Mike replies: Well, actually I was characterizing (or lampooning) Apple's own attitude toward its target market for the Mini, which is PC users who are switching.
Hugh Conacher: "This conversation is being had in all sorts of forums at the moment. Many of the video pros that I am associated with are moving to PC, as Mac no longer meets their needs."
shelley Stallings: "I have owned over 20 different Apple computers in the last 30 years. I did not need that many, just loved their products and often could not resist when they dropped a new one on the market. Most (90%) have been excellent machines matched with great OS. My favorites were the G5 Mac Pro aluminum tower, the first titanium MacBook, and my current MacBook Air combined with 27" iMac for desktop work. I have never been interested in the current black cylinder, but would buy one used at a great price just to add to my collection of 30th Anniversary, Cube, original Tangerine iBook, first titanium MacBook, first bondi blue iMac and Power Computing Mac clone, along with 14 others, some Apple II models including GS. Can't see why a 27" iMac wouldn't work fine for you Mike. You can use your favorite monitor with it along with the iMac monitor. Bang for buck is good and it is the system platform you are familiar with."
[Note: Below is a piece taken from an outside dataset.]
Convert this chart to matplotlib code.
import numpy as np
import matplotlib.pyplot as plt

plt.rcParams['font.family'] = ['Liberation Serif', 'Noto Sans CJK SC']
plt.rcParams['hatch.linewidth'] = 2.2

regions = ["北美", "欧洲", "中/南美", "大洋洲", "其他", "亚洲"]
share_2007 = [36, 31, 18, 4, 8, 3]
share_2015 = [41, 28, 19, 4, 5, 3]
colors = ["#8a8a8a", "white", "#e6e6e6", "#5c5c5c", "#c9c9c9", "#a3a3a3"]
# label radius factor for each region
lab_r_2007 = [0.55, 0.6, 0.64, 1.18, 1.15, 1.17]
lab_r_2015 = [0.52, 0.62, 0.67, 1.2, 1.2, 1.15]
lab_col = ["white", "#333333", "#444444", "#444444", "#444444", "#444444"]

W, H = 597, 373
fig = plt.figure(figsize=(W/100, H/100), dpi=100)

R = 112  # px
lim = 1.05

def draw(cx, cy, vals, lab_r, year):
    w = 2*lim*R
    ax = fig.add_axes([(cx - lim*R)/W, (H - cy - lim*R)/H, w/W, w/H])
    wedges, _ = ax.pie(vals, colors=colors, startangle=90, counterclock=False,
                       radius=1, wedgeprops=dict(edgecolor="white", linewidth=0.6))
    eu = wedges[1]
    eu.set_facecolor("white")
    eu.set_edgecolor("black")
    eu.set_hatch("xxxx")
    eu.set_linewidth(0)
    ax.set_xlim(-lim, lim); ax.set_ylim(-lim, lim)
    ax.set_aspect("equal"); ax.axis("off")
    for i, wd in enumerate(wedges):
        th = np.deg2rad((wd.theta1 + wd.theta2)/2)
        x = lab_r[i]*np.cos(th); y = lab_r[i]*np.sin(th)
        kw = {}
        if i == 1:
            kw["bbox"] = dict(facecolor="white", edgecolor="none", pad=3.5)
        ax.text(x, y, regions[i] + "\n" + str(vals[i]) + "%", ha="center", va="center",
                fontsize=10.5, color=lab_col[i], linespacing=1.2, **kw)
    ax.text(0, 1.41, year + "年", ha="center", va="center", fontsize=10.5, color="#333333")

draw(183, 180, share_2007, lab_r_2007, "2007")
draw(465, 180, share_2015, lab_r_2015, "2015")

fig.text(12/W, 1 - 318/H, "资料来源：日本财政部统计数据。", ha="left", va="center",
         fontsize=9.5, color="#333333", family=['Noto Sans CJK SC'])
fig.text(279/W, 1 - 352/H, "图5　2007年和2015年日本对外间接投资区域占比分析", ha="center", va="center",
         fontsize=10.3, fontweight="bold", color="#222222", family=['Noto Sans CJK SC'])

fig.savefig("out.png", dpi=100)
Rick Baumhauer: "I understand your frustration on some level, given your preference for your expensive monitor, but I'm not sure that buying used now was a better bet than waiting a bit longer to see what shakes out. We should be seeing (at minimum) new iMacs soon—possibly March, June at the latest. There may also be Mac mini and/or Mac Pro updates, as well—the latter can't be allowed to languish much longer (rumors suggest that the Trash Can had reliability issues that are forcing an accelerated rethink).
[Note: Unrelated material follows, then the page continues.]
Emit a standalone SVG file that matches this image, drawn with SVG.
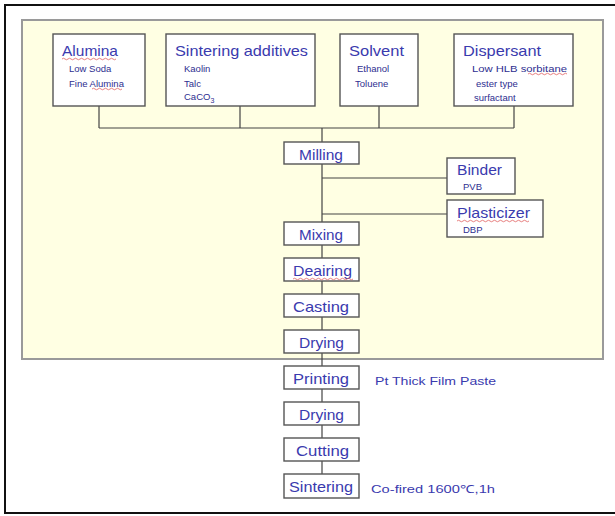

"I don't think it's quite fair to say that the 2014 mini was 'deliberately handicapped.' The issue was really a combination of Intel's complicated chip lineup at the time and Apple's desire to the keep the (low-margin for them) mini's production simple. In short, Intel didn't offer both dual-core and quad-core chips that shared the same socket design and also both offered the best integrated GPUs that Intel offered at the time. They would have had to: use two different logic board designs (not going to happen for production reasons); gone all quad-core (no good for lower-end pricing); saddled the lower-end dual-core models with slower GPUs; or drop the quad-core models in favor of dual-core across-the-board that all used Intel's better GPU. For the target market, they made the best choice they could. Unfortunately, Intel's following generation of processors didn't address this issue—the chips that used the same socket as the 2014 mini were still all dual-core, and didn't give enough of a boost to justify an update for a (comparatively) low-volume, low margin product.
"The 2014 mini did offer several meaningful updates: 802.11ac Wifi, Thunderbolt 2, lower power consumption, faster SSDs, elimination of the FW800 port, support for 4k over HDMI or Thunderbolt/Mini-displayport. For multi-threaded workloads, though, the lack of a quad-core option does sting. Unfortunately, that's a finite market that you happen to fall into.
"The Mac Pro situation has dragged on so long that there is clearly an issue beyond the usual economics of that line. The most plausible explanation is that the Trash Can was intended to be amortized over several years, but a reliability issue has forced them to go back to the drawing board much, much earlier than intended. The upshot of that is that we may get something closer to what its target market really wants—something more flexible and utilitarian. Time will tell."
Mike replies: Great comment. That explains a lot. Thanks Rick.